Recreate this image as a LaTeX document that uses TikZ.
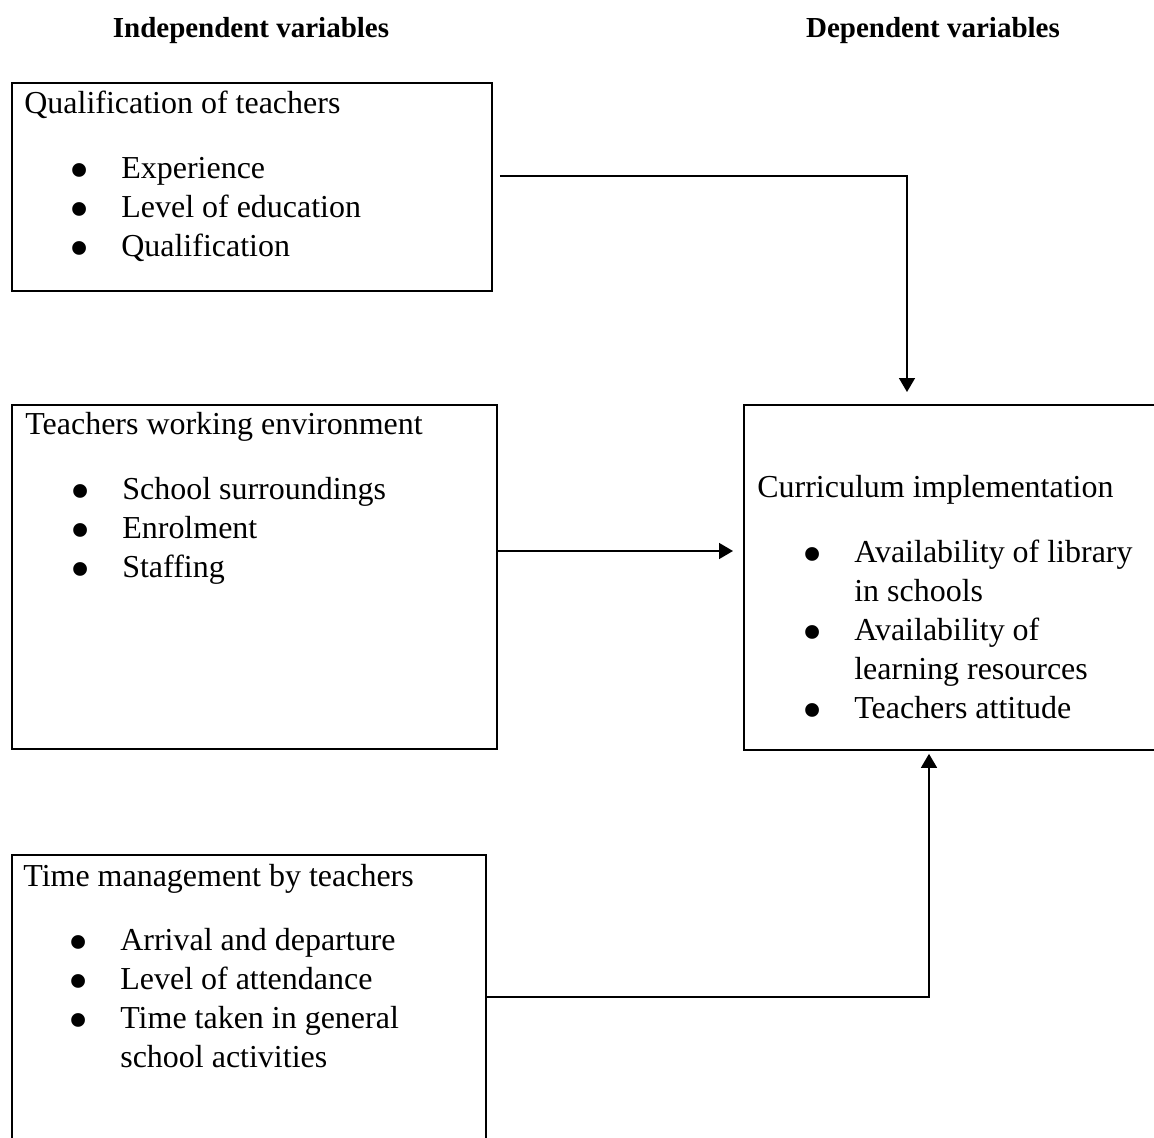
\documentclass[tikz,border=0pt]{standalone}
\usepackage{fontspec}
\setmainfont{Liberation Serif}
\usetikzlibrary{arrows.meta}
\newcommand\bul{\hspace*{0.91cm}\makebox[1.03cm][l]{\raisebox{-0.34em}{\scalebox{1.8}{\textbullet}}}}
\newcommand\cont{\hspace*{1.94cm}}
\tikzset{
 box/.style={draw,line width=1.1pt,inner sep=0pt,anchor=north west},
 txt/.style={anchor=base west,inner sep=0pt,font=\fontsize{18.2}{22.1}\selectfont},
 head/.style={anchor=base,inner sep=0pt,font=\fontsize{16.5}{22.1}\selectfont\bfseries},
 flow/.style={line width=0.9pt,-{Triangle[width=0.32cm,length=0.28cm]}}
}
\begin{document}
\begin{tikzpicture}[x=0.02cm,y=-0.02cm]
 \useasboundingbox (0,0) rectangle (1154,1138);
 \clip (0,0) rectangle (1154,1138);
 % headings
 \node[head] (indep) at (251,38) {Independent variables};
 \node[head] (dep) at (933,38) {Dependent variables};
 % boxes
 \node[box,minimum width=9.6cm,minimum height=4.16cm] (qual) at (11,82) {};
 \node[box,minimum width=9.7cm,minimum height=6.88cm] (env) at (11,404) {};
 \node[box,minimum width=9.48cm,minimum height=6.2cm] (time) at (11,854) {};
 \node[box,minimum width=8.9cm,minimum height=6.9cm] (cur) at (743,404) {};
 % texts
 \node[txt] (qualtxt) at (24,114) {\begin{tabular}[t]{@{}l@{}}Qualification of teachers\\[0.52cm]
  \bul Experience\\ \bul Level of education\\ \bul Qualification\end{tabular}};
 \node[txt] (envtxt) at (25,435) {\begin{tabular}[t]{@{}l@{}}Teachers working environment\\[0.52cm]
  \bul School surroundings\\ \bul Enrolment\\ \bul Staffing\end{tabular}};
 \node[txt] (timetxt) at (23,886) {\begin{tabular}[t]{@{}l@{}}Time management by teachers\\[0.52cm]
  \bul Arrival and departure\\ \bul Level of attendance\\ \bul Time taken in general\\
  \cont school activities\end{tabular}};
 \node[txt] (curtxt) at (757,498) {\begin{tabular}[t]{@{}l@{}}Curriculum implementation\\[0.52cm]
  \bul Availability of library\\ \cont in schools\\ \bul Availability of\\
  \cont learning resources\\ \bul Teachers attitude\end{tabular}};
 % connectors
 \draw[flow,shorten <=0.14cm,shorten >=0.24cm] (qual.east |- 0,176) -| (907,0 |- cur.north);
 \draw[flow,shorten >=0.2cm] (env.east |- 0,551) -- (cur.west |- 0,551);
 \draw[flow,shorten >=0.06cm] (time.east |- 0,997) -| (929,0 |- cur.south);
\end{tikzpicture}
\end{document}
----
# Given problem:
Repeat the material above word for word, please, apart from its images.

# Task solution:
Recreate this image as a LaTeX document that uses TikZ.
\documentclass[tikz,border=0pt]{standalone}
\usepackage{fontspec}
\setmainfont{Liberation Serif}
\usetikzlibrary{arrows.meta}
\newcommand\bul{\hspace*{0.91cm}\makebox[1.03cm][l]{\raisebox{-0.34em}{\scalebox{1.8}{\textbullet}}}}
\newcommand\cont{\hspace*{1.94cm}}
\tikzset{
 box/.style={draw,line width=1.1pt,inner sep=0pt,anchor=north west},
 txt/.style={anchor=base west,inner sep=0pt,font=\fontsize{18.2}{22.1}\selectfont},
 head/.style={anchor=base,inner sep=0pt,font=\fontsize{16.5}{22.1}\selectfont\bfseries},
 flow/.style={line width=0.9pt,-{Triangle[width=0.32cm,length=0.28cm]}}
}
\begin{document}
\begin{tikzpicture}[x=0.02cm,y=-0.02cm]
 \useasboundingbox (0,0) rectangle (1154,1138);
 \clip (0,0) rectangle (1154,1138);
 % headings
 \node[head] (indep) at (251,38) {Independent variables};
 \node[head] (dep) at (933,38) {Dependent variables};
 % boxes
 \node[box,minimum width=9.6cm,minimum height=4.16cm] (qual) at (11,82) {};
 \node[box,minimum width=9.7cm,minimum height=6.88cm] (env) at (11,404) {};
 \node[box,minimum width=9.48cm,minimum height=6.2cm] (time) at (11,854) {};
 \node[box,minimum width=8.9cm,minimum height=6.9cm] (cur) at (743,404) {};
 % texts
 \node[txt] (qualtxt) at (24,114) {\begin{tabular}[t]{@{}l@{}}Qualification of teachers\\[0.52cm]
  \bul Experience\\ \bul Level of education\\ \bul Qualification\end{tabular}};
 \node[txt] (envtxt) at (25,435) {\begin{tabular}[t]{@{}l@{}}Teachers working environment\\[0.52cm]
  \bul School surroundings\\ \bul Enrolment\\ \bul Staffing\end{tabular}};
 \node[txt] (timetxt) at (23,886) {\begin{tabular}[t]{@{}l@{}}Time management by teachers\\[0.52cm]
  \bul Arrival and departure\\ \bul Level of attendance\\ \bul Time taken in general\\
  \cont school activities\end{tabular}};
 \node[txt] (curtxt) at (757,498) {\begin{tabular}[t]{@{}l@{}}Curriculum implementation\\[0.52cm]
  \bul Availability of library\\ \cont in schools\\ \bul Availability of\\
  \cont learning resources\\ \bul Teachers attitude\end{tabular}};
 % connectors
 \draw[flow,shorten <=0.14cm,shorten >=0.24cm] (qual.east |- 0,176) -| (907,0 |- cur.north);
 \draw[flow,shorten >=0.2cm] (env.east |- 0,551) -- (cur.west |- 0,551);
 \draw[flow,shorten >=0.06cm] (time.east |- 0,997) -| (929,0 |- cur.south);
\end{tikzpicture}
\end{document}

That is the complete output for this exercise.